Но не будем давать воли фантазии, чтобы она не завела нас чересчур далеко, и лучше постараемся понять, что время живет в изобразительном искусстве не только как синтез телесного и духовного богатства личности (восстановим опять для наглядности в памяти «Дискобола» и рембрандтовского «Старика»), но оно в ней живет и как синтез идейного богатства или «бедности» (если старое умерло, а новое лишь нарождается) ЭПОХИ.

Наклон головы, выражение рук, форма складок одежды на портрете говорят и о духовном состоянии личности, и о духе столетия. Выдающийся австрийский ученый Макс Дворжак утверждает: история искусства — история идей. Его метод (философы-марксисты с самого начала отнеслись к нему с большим пониманием и сочувствием) позволяет открывать в тончайших деталях художественной стилистики тончайшие детали идеологического ландшафта эпохи.

Духовная потребность времени — источник возникновения новой ветви искусства, нового художественного языка. Поэтому живописец, решая, как ему кажется, чисто художественные задачи, делает нечто большее: когда ныне полузабытый художник второй половины XIV века Шонгауэр запечатлел в пейзаже «индивидуальную жизнь» плюща, он, увлеченный художественным постижением структуры растения, видимо, не помышлял о том, что утоляет потребность эпохи в единичном, частном, индивидуальном. А этот скромный плющ на его картине говорил о наступлении великих переворотов в сознании и укладе века. В изображении резкой индивидуальности жизни растения нарождалось желание видеть бога не торжественно и чересчур явно — в церкви, а интимно и сокровенно — в собственном сердце… А за три столетия до Шонгауэра создатели дивных витражей — картин на стекле в соборах — тоже не помышляли о том, что их руками эпоха утоляет новую духовную потребность: они были захвачены решением великой художественной задачи — рождением живописи на самом негибком и ломком из материалов, — а устанавливали новые отношения между личностью и мирозданием. Эти напоенные извне солнцем и небом разноцветные стены-окна и отделяли и не отделяли человека от действительной жизни, делали ее реально существующей и в то же время фантастической, соединяя бестелесное с телесным. Без этих окон (то есть без идей, которые они отражали) не было бы и «индивидуального плюща» Шонгауэра…

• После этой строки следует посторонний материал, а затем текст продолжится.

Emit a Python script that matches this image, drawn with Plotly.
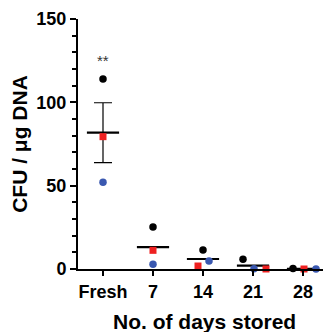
import numpy as np
import plotly.graph_objects as go

categories = ["Fresh", "7", "14", "21", "28"]
black_vals = [114, 25.2, 11.4, 5.8, 0.3]
red_vals = [79.4, 11.2, 1.8, 0.0, 0.0]
blue_vals = [52, 2.8, 4.8, 0.2, 0.0]
# horizontal scatter offsets (style, category units)
black_off = [0, 0, 0, -0.2, -0.2]
red_off = [0, 0, -0.1, 0.26, 0.02]
blue_off = [0, 0, 0.12, 0.02, 0.26]
y_ticks = [0, 50, 100, 150]

FONT = "Liberation Sans, Arial, sans-serif"
idx = np.arange(len(categories))
data = np.array([black_vals, red_vals, blue_vals])
means = data.mean(axis=0)
sem = data.std(axis=0, ddof=1) / np.sqrt(data.shape[0])

fig = go.Figure()
# mean lines
fig.add_trace(go.Scatter(x=idx, y=means, mode="markers", cliponaxis=False,
                         marker=dict(symbol="line-ew-open", size=23, color="black",
                                     line=dict(width=2.2, color="black")),
                         hoverinfo="skip"))
# error bar for Fresh only
fig.add_trace(go.Scatter(x=idx[:1], y=means[:1], mode="markers",
                         marker=dict(size=0.1, color="rgba(0,0,0,0)"),
                         error_y=dict(type="data", array=sem[:1], visible=True,
                                      color="black", thickness=1.2, width=9)))
fig.add_trace(go.Scatter(x=idx + np.array(red_off), y=red_vals, mode="markers", cliponaxis=False,
                         marker=dict(symbol="square", size=7, color="#ee2020")))
fig.add_trace(go.Scatter(x=idx + np.array(blue_off), y=blue_vals, mode="markers", cliponaxis=False,
                         marker=dict(symbol="circle", size=7.5, color="#3a58b0")))
fig.add_trace(go.Scatter(x=idx + np.array(black_off), y=black_vals, mode="markers", cliponaxis=False,
                         marker=dict(symbol="circle", size=7.5, color="black")))

fig.add_annotation(x=0, y=125, text="**", showarrow=False, xref="x", yref="y",
                   font=dict(family=FONT, size=15, color="#333333"))
# x-axis title (placed as annotation so it can sit at the very bottom edge)
fig.add_annotation(x=0.5, y=0, xref="paper", yref="paper", yanchor="top", yshift=-39,
                   text="<b>No. of days stored</b>", showarrow=False,
                   font=dict(family=FONT, size=21, color="black"))

fig.update_layout(
    width=323, height=324,
    margin=dict(l=70, r=0, t=11, b=63),
    plot_bgcolor="white", paper_bgcolor="white",
    showlegend=False,
    font=dict(family=FONT, color="black"),
)
fig.update_xaxes(range=[-0.5, 4.56], tickvals=list(idx), ticktext=categories,
                 showgrid=False, zeroline=False, showline=True, linecolor="black", linewidth=2,
                 ticks="outside", ticklen=5, tickwidth=2, tickcolor="black",
                 tickfont=dict(family=FONT, size=18, color="black", weight="bold"))
fig.update_yaxes(range=[0, 150], tickvals=y_ticks,
                 showgrid=False, zeroline=False, showline=True, linecolor="black", linewidth=2,
                 ticks="outside", ticklen=6, tickwidth=2, tickcolor="black",
                 minor=dict(dtick=10, ticks="outside", ticklen=4, tickwidth=1.5, tickcolor="black"),
                 tickfont=dict(family=FONT, size=18, color="black", weight="bold"),
                 title=dict(text="<b>CFU / μg DNA</b>", standoff=9,
                            font=dict(family=FONT, size=21, color="black")))

fig.write_html("out.html")
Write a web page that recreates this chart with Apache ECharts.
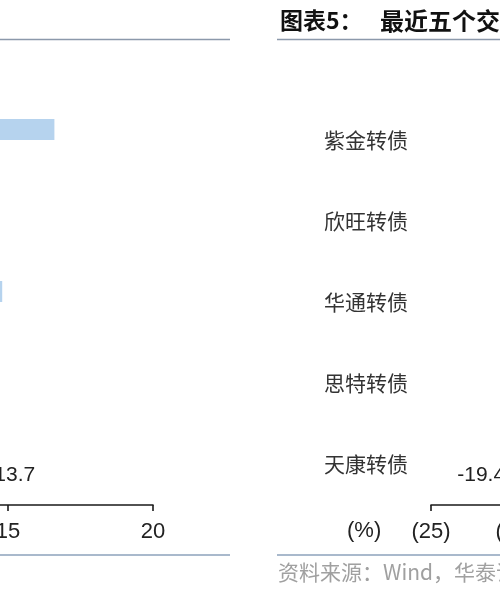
<!DOCTYPE html>
<html>
<head>
<meta charset="utf-8">
<script src="https://cdn.jsdelivr.net/npm/echarts@6/dist/echarts.min.js"></script>
<style>
  html, body { margin: 0; padding: 0; background: #fff; }
  #chart { width: 500px; height: 600px; }
</style>
</head>
<body>
<div id="chart"></div>
<script>
// 左图（只露出右侧一截）
const leftCategories = ['类别一', '类别二', '类别三', '类别四', '类别五']
const leftSeriesA = [16.6, 12.4, 14.8, 11.9, 13.1]
const leftSeriesB = [9.8, 11.2, 10.5, 8.9, 13.7]
const leftTicks = [0, 5, 10, 15, 20]

// 右图：最近五个交易日
const rightCategories = ['紫金转债', '欣旺转债', '华通转债', '思特转债', '天康转债']
const rightSeriesA = [-8.5, -10.2, -7.9, -11.4, -13.0]
const rightSeriesB = [-12.6, -14.1, -15.3, -16.2, -19.4]
const rightTicks = [-25, -20, -15, -10, -5, 0]

const numFont = 'Liberation Sans'
const cjkFont = 'Noto Sans CJK SC'

const chart = echarts.init(document.getElementById('chart'), null, { renderer: 'canvas' })

const axisX = (ticks) => ({
  type: 'value',
  min: ticks[0],
  max: ticks[ticks.length - 1],
  interval: ticks[1] - ticks[0],
  splitLine: { show: false },
  axisLine: { show: true, lineStyle: { color: '#1a1a1a', width: 1.6 } },
  axisTick: { show: true, length: 6, lineStyle: { color: '#1a1a1a', width: 1.6 } },
  axisLabel: {
    color: '#222', fontFamily: numFont, fontSize: 22, margin: 16,
    formatter: (v) => (v < 0 ? '(' + (-v) + ')' : String(v))
  }
})

const option = {
  animation: false,
  backgroundColor: '#fff',
  grid: [
    { left: -427, top: 100, width: 580, height: 405, containLabel: false, outerBoundsMode: 'none' },
    { left: 431, top: 100, width: 420, height: 405, containLabel: false, outerBoundsMode: 'none' }
  ],
  xAxis: [
    Object.assign(axisX(leftTicks), { gridIndex: 0 }),
    Object.assign(axisX(rightTicks), { gridIndex: 1 })
  ],
  yAxis: [
    {
      gridIndex: 0, type: 'category', inverse: true, data: leftCategories,
      axisLine: { show: false }, axisTick: { show: false },
      axisLabel: { color: '#333', fontFamily: cjkFont, fontSize: 21, margin: 23 }
    },
    {
      gridIndex: 1, type: 'category', inverse: true, data: rightCategories,
      axisLine: { show: false }, axisTick: { show: false },
      axisLabel: { color: '#333', fontFamily: cjkFont, fontSize: 21, margin: 23 }
    }
  ],
  series: [
    {
      type: 'bar', xAxisIndex: 0, yAxisIndex: 0, data: leftSeriesA,
      barWidth: 21, barGap: '5%', itemStyle: { color: '#b6d3ee' }
    },
    {
      type: 'bar', xAxisIndex: 0, yAxisIndex: 0, data: leftSeriesB,
      barWidth: 21, barGap: '5%', itemStyle: { color: '#2c5f9e' },
      label: {
        show: true, position: 'right', distance: 24,
        color: '#222', fontFamily: numFont, fontSize: 21
      }
    },
    {
      type: 'bar', xAxisIndex: 1, yAxisIndex: 1, data: rightSeriesA,
      barWidth: 21, barGap: '5%', itemStyle: { color: '#b6d3ee' }
    },
    {
      type: 'bar', xAxisIndex: 1, yAxisIndex: 1, data: rightSeriesB,
      barWidth: 21, barGap: '5%', itemStyle: { color: '#2c5f9e' },
      label: {
        show: true, position: 'left', distance: 20,
        color: '#222', fontFamily: numFont, fontSize: 21
      }
    }
  ],
  graphic: [
    // 标题与分隔线
    { type: 'text', left: 280, top: 9, style: { text: '图表5：', fill: '#111', font: 'bold 23px "Noto Sans CJK SC"' } },
    { type: 'text', left: 380, top: 9, style: { text: '最近五个交易日跌幅最大的转债', fill: '#111', font: 'bold 24px "Noto Sans CJK SC"' } },
    { type: 'line', shape: { x1: 0, y1: 39.5, x2: 230, y2: 39.5 }, style: { stroke: '#8c99ab', lineWidth: 1.6 } },
    { type: 'line', shape: { x1: 277, y1: 39.5, x2: 500, y2: 39.5 }, style: { stroke: '#8c99ab', lineWidth: 1.6 } },
    // 坐标单位
    { type: 'text', left: 347, top: 520, style: { text: '(%)', fill: '#222', font: '22px "Liberation Sans"' } },
    // 底部线与资料来源
    { type: 'line', shape: { x1: 0, y1: 555, x2: 230, y2: 555 }, style: { stroke: '#a9b9cc', lineWidth: 2 } },
    { type: 'line', shape: { x1: 277, y1: 555, x2: 500, y2: 555 }, style: { stroke: '#a9b9cc', lineWidth: 2 } },
    { type: 'text', left: 278, top: 562, style: { text: '资料来源：Wind，华泰证券研究所', fill: '#a0a0a0', font: '21px "Noto Sans CJK SC"' } }
  ]
}

chart.setOption(option)
</script>
</body>
</html>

История искусства — история духовной жизни человечества, тончайшие оттенки ее запечатлены на витражах, фресках, гобеленах, холстах… Поэтому тема Время в живописи охватывает и мир личности, и мир эпохи: на лучших полотнах Тициана можно увидеть в философском синтезе разные моменты духовной жизни эпохи — возрасты, разделенные в действительности бурными десятилетиями. В его гениальных портретах очарованность человеком сочетается с усталостью от него, восхищение — с состраданием, цельность — с усложнением, ощущение могущества — с тоской, сила — с бессилием… Передать это трагическое богатство духовных состояний эпохи дано лишь великой живописи.

Ну вот, теперь с надеждой, что буду читателем понят, я сообщу о том, что увидел однажды Эрмитаж в образе песочных часов, чья нижняя чаша полным-полна золотого песка, и у меня появилось, как в детстве, желание…

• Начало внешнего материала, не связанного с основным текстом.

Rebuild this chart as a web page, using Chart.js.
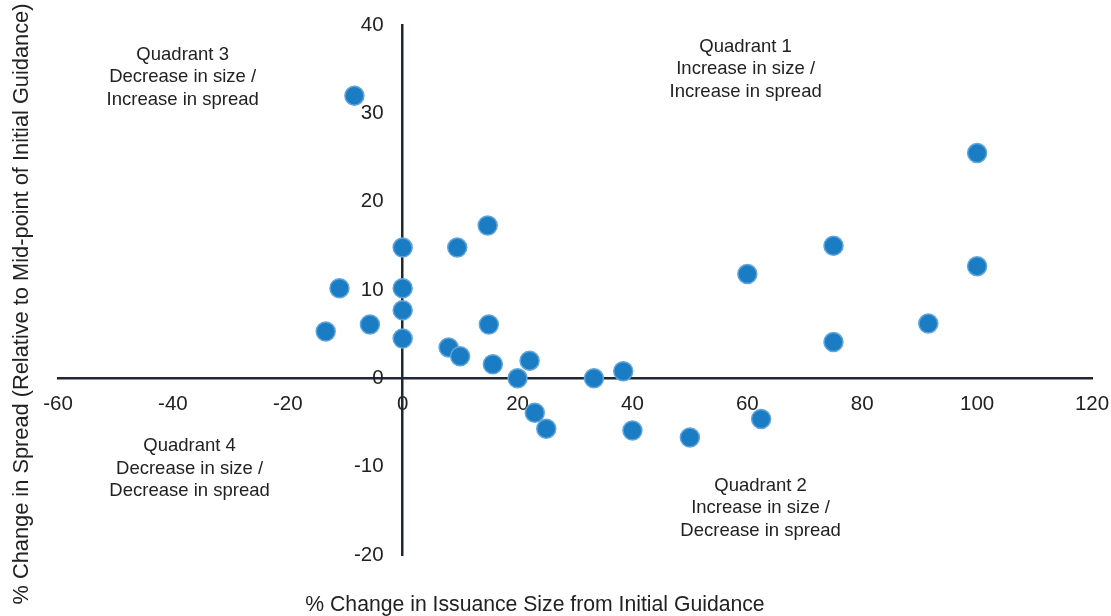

Нет, перед этим надо отметить, пожалуй, самую интимную и не рассмотренную нами до сих пор форму жизни Времени в изобразительном искусстве. Да, любая талантливая картина — синтез духовных состояний личности. Да, великие полотна — синтез духовных состояний эпохи, и история искусства — история идей. Но разве объясняет это, почему при виде уже раскрошившегося лица женщины, изваянного на Востоке три тысячелетия назад, в городе, чье название помнят сегодня лишь археологи, или перед доской из тополя, на которую четыре века назад дышал любовно художник, известный как «мастер женских полуфигур» или «мастер зимних пейзажей», мы испытываем чувство непосредственного соприкосновения с теми первоосновами нашей личности, первоосновами жизни нашего духа, которые в «рядовом состоянии» зашторены наглухо. Нас волнует узнавание себя, собственной души через века и тысячелетия (мы будто заглянули в сумрачный, уходящий в бездонность колодезь и увидели в выступившей на миг, почти неразличимой воде собственное отражение).